In general, our generation is one of instant gratification. From next-day delivery to online streaming, we are used to getting what we want with very little wait time included. It makes sense that this attitude would carry over to dating and sexuality. Waiting to see someone in person and discover what’s going on underneath their clothes has become almost passé, and many people see sending a nude photo as a “preview” of what to expect. While this notion might stray a little from the romantic ideals many of us wish to be true, it’s not hugely surprising that a generation who grew up with the birth of the phrase “catfish” would want a little reassurance of what they’re getting into.

Of course, plenty of us send and receive nudes from people who have seen us, warts and all, many times. This can be a great way to create a bit of intimacy, especially if you’re in a long-distance relationship, or even if you just want to show a person that they’re on your mind. As we become more open about our sexuality, it follows that we will be more open with expressing it to each other, and so sending photos seems a natural progression of this.

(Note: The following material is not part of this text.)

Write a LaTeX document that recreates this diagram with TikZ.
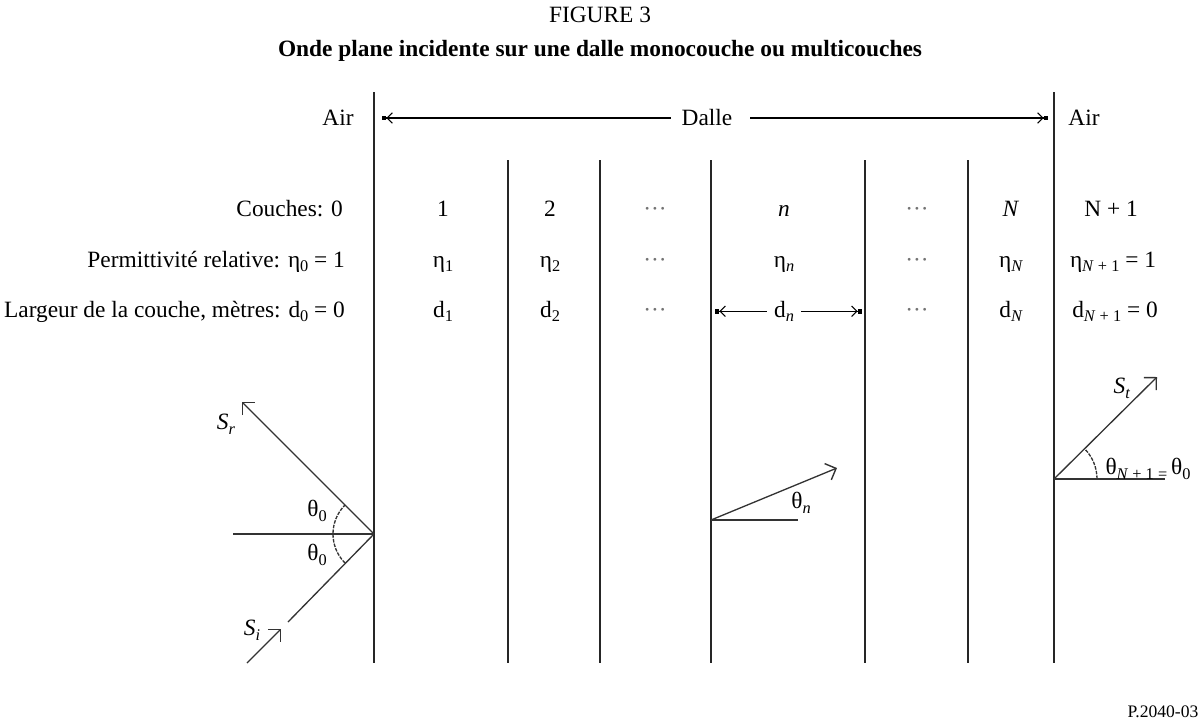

As healthy and exciting as sending nudes can be, either in a relationship or to someone you’ve never met before, there is a very fine line where sending photos can be a dangerous thing. Many of us have been a victim of the much feared “unsolicited dick pic”, wherein a photo is sent to us with no request, and often when we really didn’t want one at all. This can put people in a very compromising position: what is the appropriate response when someone sends you a photo like that that you didn’t want? Do you ignore it, and get branded a bitch? Tell them you’re not interested in photos like that, and get branded a prude? Or do you go against your own emotions and pretend you enjoyed it, only to risk getting more, or being asked to send your own?

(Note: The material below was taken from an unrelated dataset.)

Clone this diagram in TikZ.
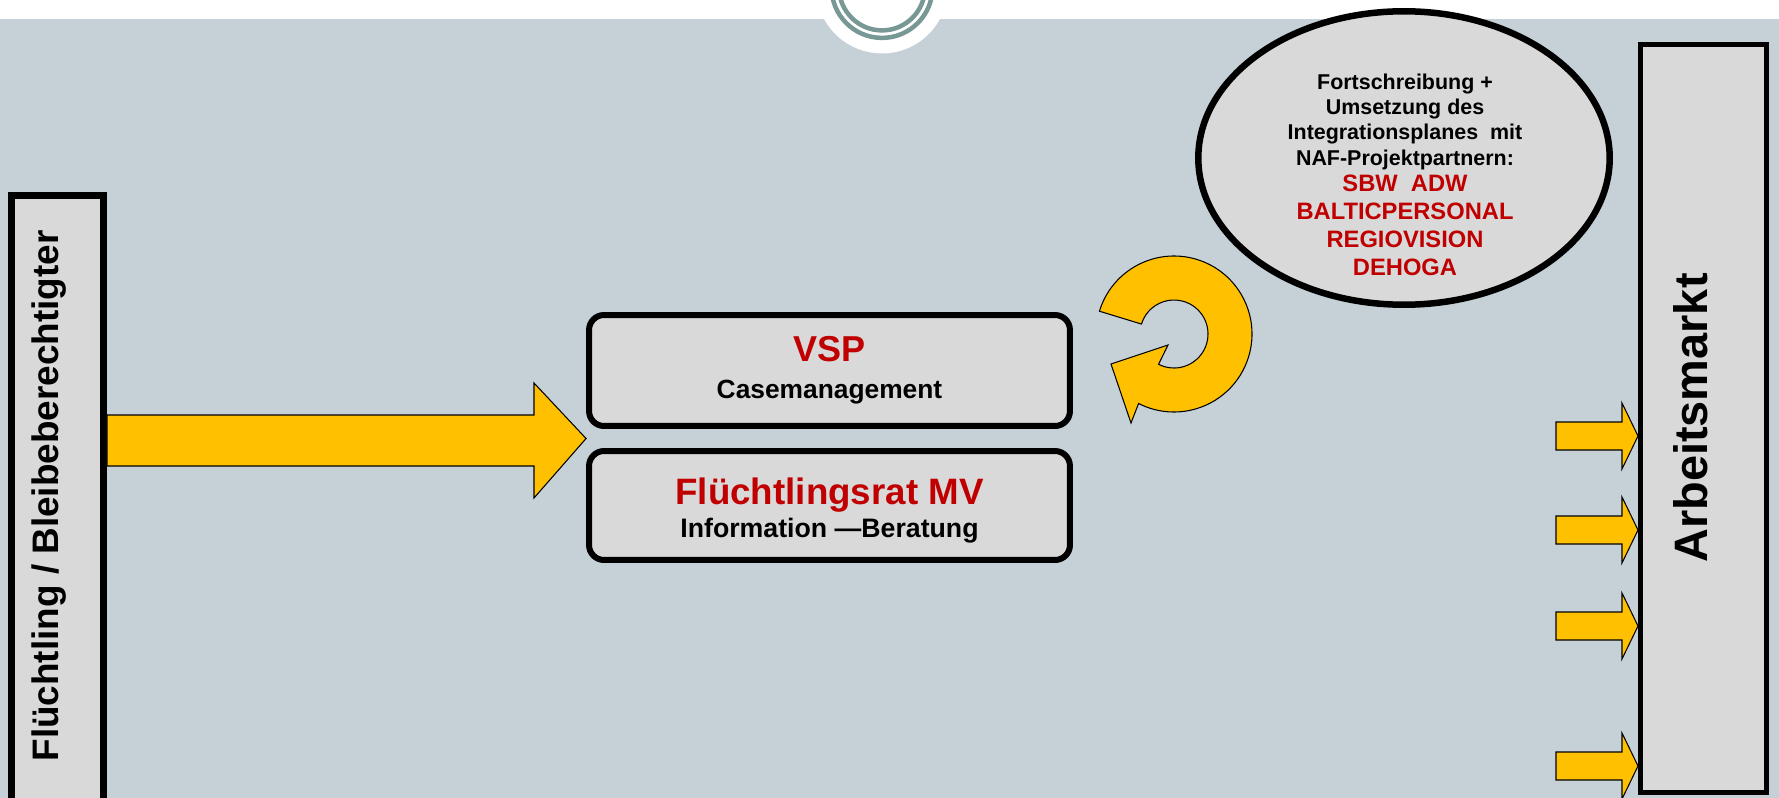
\documentclass[tikz,border=0pt]{standalone}
\usepackage{fontspec}
\setmainfont{Liberation Sans}
\usetikzlibrary{shapes,calc}
\definecolor{bggray}{RGB}{197,209,215}
\definecolor{boxgray}{RGB}{217,217,217}
\definecolor{arrowyellow}{RGB}{255,192,0}
\definecolor{darkred}{RGB}{192,0,0}
\definecolor{ringteal}{RGB}{120,152,150}
\newcommand{\redline}[1]{{\color{darkred}\fontsize{13.5}{14.2}\selectfont #1}}

\begin{document}
\begin{tikzpicture}[x=0.02cm,y=-0.02cm]
        \tikzstyle{every node}=[font=\bfseries]
        \tikzstyle{box}=[draw=black,fill=boxgray,inner sep=0pt]
        \tikzstyle{partnerbox}=[box,line width=0.12cm,rounded corners=0.3cm,minimum width=9.62cm,align=center]
        \tikzstyle{blockarrow}=[draw=black,fill=arrowyellow,line width=0.6pt,line join=miter]
        \useasboundingbox (0,0) rectangle (1779,798);
        \fill[bggray] (0,19) rectangle (1779,798);
        \fill[white] (882,-12.6) circle (66);
        \draw[ringteal,line width=0.09cm] (882,-12.6) circle (50.5);
        \draw[ringteal,line width=0.09cm] (882,-12.6) circle (43);
        \node[box,line width=0.14cm,minimum width=1.84cm,minimum height=12.69cm] (refugee) at (57.5,512.75) {};
        \node[rotate=90,anchor=base,font=\bfseries\fontsize{21}{25}\selectfont] (refugeetext) at (58,496) {Flüchtling / Bleibeberechtigter};
        \node[partnerbox,minimum height=2.22cm,font=\bfseries\fontsize{15}{21}\selectfont] (vsp) at (829.5,370.5)
          {{\fontsize{20.5}{21}\selectfont\color{darkred}VSP}\\Casemanagement};
        \node[partnerbox,minimum height=2.18cm,font=\bfseries\fontsize{15.2}{18.5}\selectfont] (frmv) at (829.5,505.5)
          {\rule{0pt}{0.74cm}{\fontsize{20.9}{18.5}\selectfont\color{darkred}Flüchtlingsrat MV}\\Information —Beratung};
        \node[box,ellipse,line width=0.13cm,minimum width=8.23cm,minimum height=5.87cm] (plan) at (1404,158) {};
        \node[align=center,font=\bfseries\fontsize{12.2}{14.2}\selectfont] (plantext) at (1405,175)
          {Fortschreibung +\\Umsetzung des\\Integrationsplanes\ \ mit\\[0.6pt]NAF-Projektpartnern:\\[0.6pt]\redline{SBW\ \ ADW}\\[1.7pt]\redline{BALTICPERSONAL}\\[1.7pt]\redline{REGIOVISION}\\[1.7pt]\redline{DEHOGA}};
        \node[box,line width=0.1cm,minimum width=2.52cm,minimum height=14.96cm] (market) at (1703.5,418.5) {};
        \node[rotate=90,anchor=base,font=\bfseries\fontsize{26.7}{30}\selectfont] (markettext) at (1707,418) {Arbeitsmarkt};
        \coordinate (gap) at ($(vsp.south west)!0.5!(frmv.north west)$);
        \coordinate (loop) at (1174,334);
        \filldraw[blockarrow] (refugee.east |- 0,415) -- (534,415) -- (534,383) -- (gap) -- (534,498) -- (534,466) -- (refugee.east |- 0,466) -- cycle;
        \filldraw[blockarrow] (loop) ++(197:78) arc (197:477:78) -- (1131,423) -- (1111,364) -- (1168,345) -- ($(loop)+(477:34)$) arc (477:197:34) -- cycle;
        \foreach \y in {436,530,626,766}
          \filldraw[blockarrow] (1556,{\y-14}) -- (1622,{\y-14}) -- (1622,{\y-33}) -- (market.west |- 0,\y) -- (1622,{\y+33}) -- (1622,{\y+14}) -- (1556,{\y+14}) -- cycle;
      \end{tikzpicture}
\end{document}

This leads me on to another dark aspect of the nude culture: when you’re not doing it for yourself. Although it doesn’t seem like it to a lot of people, sending an intimate photo of yourself to anyone is a sexual experience, and pressuring someone into doing it is just as inappropriate as pressuring someone into performing a sexual act they don’t want to. And much like that, people have developed ways to pressure you into doing things you may not want to do. Texting someone, “really just want to see you right now x” is the online equivalent of pushing someone’s hand towards your crotch when they’re clearly not interested in doing anything, or sliding your hand up someone’s leg repeatedly. It can put people in an incredibly difficult position. As nudes become normal in our society, people also come to expect them, and feel like they have the right to push for them. To be clear, no one ever has the right to push for a nude photo.

The next step in this escalation is when you do send a nude, and your privacy isn’t respected. In the vast majority of cases, a nude photo is only intended for one person – but for a depressing majority of us, that isn’t always respected. Since April 2015, “revenge porn” has been illegal, but stopping someone from showing a photo of you to their friends or putting it in a group chat is much more difficult to stop in reality – and for many of us, taking legal action against someone who is using images or videos against us can be too painful to consider, as it can draw more attention to an issue that is already less private than one might have hoped.

Sending photos of yourself can be fun, sexy, and extremely empowering: as long as it’s done in the right way. Even at 24, I’m still learning that I don’t need to do anything I don’t want to please the person I’m with, and I know that this can be a problem for a lot of people. Just like any other sexual encounter, if you’re safe, responsible, and happy, it can be a good time all around.